▸ Short task:
Pull out every line below that contains the word "this".

** start of Data shown **

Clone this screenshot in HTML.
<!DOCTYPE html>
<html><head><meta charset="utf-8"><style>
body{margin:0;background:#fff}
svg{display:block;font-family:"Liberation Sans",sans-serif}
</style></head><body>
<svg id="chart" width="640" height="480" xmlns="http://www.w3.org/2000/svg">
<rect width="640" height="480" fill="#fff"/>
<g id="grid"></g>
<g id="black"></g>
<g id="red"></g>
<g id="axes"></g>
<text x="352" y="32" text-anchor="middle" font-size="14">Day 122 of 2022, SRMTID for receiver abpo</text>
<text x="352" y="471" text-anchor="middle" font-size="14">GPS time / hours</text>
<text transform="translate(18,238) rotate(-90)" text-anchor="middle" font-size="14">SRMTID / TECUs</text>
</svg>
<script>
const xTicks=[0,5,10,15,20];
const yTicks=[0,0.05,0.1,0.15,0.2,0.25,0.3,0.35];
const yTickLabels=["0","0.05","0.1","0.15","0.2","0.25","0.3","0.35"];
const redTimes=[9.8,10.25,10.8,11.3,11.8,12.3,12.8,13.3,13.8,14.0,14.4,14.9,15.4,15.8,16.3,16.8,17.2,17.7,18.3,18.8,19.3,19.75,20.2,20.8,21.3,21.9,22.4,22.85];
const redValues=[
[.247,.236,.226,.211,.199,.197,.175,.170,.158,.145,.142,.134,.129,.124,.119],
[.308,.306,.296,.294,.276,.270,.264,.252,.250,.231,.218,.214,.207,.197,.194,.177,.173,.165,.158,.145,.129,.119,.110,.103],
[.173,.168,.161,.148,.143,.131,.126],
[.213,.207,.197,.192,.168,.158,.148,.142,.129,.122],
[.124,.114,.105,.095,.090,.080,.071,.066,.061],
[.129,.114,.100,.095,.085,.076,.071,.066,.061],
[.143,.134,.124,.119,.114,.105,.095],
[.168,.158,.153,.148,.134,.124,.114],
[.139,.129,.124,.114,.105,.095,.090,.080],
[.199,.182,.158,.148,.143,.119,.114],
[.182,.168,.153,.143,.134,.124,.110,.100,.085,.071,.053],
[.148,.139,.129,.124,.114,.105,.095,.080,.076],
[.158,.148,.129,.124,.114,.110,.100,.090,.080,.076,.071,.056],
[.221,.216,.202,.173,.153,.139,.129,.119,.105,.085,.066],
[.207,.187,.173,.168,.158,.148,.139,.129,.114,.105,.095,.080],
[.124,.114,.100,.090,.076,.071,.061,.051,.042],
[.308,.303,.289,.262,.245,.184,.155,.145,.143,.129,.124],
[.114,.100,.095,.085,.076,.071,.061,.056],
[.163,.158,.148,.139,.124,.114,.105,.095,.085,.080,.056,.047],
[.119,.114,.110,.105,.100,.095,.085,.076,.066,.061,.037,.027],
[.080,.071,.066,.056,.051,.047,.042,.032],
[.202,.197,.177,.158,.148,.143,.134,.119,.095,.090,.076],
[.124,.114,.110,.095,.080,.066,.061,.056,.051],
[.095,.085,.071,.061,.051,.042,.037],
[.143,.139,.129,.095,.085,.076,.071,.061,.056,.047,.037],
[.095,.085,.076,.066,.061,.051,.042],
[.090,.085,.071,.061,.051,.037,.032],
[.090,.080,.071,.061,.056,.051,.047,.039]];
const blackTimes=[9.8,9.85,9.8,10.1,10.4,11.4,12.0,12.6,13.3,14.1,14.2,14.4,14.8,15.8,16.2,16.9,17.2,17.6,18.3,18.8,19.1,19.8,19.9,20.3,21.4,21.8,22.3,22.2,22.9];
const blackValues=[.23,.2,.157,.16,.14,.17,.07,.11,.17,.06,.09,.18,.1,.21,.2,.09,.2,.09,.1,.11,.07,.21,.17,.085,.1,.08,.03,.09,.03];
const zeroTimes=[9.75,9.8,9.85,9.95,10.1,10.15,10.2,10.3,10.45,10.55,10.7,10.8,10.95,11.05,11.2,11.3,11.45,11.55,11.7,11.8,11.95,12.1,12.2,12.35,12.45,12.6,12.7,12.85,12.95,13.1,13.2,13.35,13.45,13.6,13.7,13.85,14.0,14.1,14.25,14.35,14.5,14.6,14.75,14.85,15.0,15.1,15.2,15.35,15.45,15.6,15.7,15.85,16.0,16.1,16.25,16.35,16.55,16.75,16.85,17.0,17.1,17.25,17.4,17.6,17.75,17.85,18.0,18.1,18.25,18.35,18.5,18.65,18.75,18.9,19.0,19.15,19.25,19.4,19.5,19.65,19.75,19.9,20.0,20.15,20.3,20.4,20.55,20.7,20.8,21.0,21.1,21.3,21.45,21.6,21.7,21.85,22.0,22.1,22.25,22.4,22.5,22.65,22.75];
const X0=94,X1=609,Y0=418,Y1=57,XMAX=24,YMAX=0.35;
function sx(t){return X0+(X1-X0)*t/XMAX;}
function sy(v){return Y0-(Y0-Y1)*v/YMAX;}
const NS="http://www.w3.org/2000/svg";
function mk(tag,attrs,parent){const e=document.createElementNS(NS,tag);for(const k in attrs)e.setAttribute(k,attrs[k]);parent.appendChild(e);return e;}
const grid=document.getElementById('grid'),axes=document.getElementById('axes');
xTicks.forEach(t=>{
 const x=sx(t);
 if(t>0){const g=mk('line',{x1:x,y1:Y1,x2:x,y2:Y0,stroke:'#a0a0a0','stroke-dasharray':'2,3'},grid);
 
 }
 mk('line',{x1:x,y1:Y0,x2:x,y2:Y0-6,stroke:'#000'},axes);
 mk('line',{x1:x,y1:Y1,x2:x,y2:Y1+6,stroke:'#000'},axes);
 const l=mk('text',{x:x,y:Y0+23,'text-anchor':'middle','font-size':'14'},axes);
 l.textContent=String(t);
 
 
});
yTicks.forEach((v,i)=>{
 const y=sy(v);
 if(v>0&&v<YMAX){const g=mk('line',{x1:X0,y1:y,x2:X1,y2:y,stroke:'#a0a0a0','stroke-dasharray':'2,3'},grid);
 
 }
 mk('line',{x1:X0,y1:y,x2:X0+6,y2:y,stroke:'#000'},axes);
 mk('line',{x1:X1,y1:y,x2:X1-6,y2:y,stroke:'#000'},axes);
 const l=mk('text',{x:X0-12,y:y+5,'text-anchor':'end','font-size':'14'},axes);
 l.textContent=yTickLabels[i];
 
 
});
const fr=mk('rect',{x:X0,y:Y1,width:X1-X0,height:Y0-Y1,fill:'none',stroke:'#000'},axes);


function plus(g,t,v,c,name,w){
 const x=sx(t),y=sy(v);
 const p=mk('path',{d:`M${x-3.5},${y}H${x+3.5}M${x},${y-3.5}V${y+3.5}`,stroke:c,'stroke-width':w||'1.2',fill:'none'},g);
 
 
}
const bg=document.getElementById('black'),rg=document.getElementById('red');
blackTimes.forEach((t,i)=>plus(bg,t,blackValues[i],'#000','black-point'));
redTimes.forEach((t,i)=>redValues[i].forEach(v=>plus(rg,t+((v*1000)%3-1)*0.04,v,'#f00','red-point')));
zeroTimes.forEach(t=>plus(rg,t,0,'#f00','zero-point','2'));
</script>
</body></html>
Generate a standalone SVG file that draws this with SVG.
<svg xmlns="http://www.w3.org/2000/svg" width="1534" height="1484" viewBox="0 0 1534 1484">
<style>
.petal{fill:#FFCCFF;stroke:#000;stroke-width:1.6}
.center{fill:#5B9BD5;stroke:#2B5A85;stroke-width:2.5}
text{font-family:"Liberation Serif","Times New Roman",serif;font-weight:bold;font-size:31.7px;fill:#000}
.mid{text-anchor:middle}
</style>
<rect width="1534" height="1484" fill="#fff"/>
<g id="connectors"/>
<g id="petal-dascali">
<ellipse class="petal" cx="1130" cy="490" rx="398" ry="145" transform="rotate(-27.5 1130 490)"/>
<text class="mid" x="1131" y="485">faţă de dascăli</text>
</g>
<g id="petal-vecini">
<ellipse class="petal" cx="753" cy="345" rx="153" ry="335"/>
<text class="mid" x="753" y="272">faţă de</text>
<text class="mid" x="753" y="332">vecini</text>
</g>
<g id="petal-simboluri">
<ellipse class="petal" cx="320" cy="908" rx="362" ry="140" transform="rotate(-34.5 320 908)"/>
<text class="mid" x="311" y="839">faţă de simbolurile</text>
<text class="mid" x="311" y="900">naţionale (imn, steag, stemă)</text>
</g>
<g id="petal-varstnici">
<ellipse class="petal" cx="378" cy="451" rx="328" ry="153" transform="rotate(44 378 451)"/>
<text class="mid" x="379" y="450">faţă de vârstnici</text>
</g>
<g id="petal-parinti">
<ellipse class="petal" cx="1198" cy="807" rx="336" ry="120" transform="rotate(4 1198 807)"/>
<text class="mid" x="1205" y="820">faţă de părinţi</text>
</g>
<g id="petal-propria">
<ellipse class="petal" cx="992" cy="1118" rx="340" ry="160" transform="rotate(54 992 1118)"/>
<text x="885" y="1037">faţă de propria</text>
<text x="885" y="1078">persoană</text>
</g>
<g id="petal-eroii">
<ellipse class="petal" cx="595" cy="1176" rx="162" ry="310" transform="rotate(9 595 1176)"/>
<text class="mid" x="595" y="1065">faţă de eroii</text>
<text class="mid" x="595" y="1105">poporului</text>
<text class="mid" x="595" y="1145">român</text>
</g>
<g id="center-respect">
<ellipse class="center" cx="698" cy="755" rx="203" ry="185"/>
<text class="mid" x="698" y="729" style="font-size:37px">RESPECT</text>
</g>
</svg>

** end of Data shown **

▸ Full response:
Clone this screenshot in HTML.
Generate a standalone SVG file that draws this with SVG.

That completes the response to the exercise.